Since the start of the Beijing Olympics, I've been using the Silverlight 2 beta to access video over the Internet and it works just fine. As a loyal Flash user, I was surprised when Microsoft won the deal to supply NBC with video-viewing technology for the Olympics. There was the obvious old-school tie between Microsoft and NBC dating back to their collaboration building MSNBC. Still, this was Adobe Systems' game to lose. And lose it did--big time.
In the end, Microsoft was able to convince NBC it could do more by using Silverlight than by sticking with Flash. Rob Bennett, the general manager of sports for MSN, told me that it came down to a two-day meeting in November, where he brought in the Siliverlight team. I'm simplifying, but his pitch was that Flash's scalability had never been put to an Olympic-size test. Accurate or not, that argument left the desired impression. What's more, even though Silverlight was new on the surface, Microsoft argued that under covers, it was really based on very familiar Windows Media technologies.

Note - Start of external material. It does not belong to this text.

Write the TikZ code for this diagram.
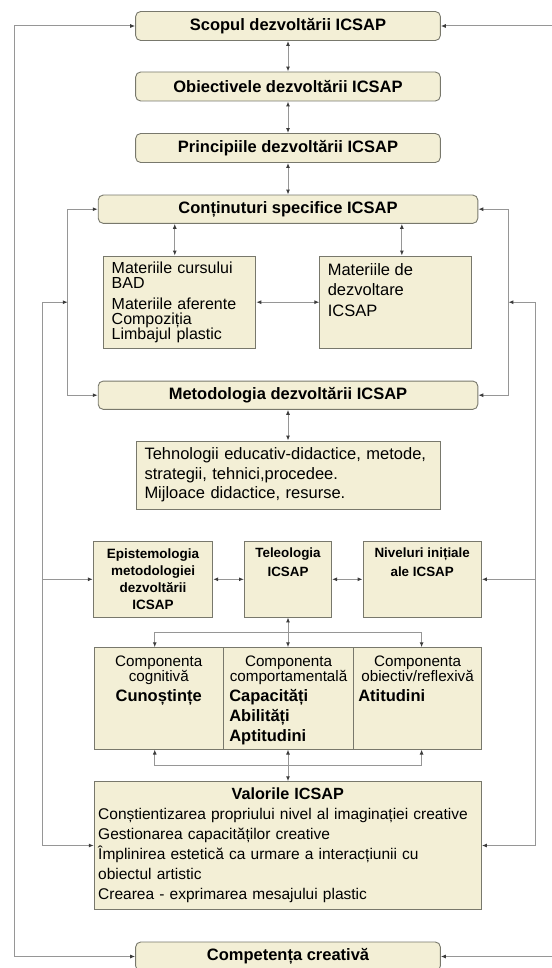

"We talked about features like adaptive streaming, the ability to automatically keep checking how much bandwidth you have and deliver the appropriate quality stream and how to be smart about knowing what's coming up in the stream," Bennett said. He added that Microsoft made a point of playing up the scalability of the Windows Media format as well as the ways in which Silverlight could help NBC with copy protection of its video streams.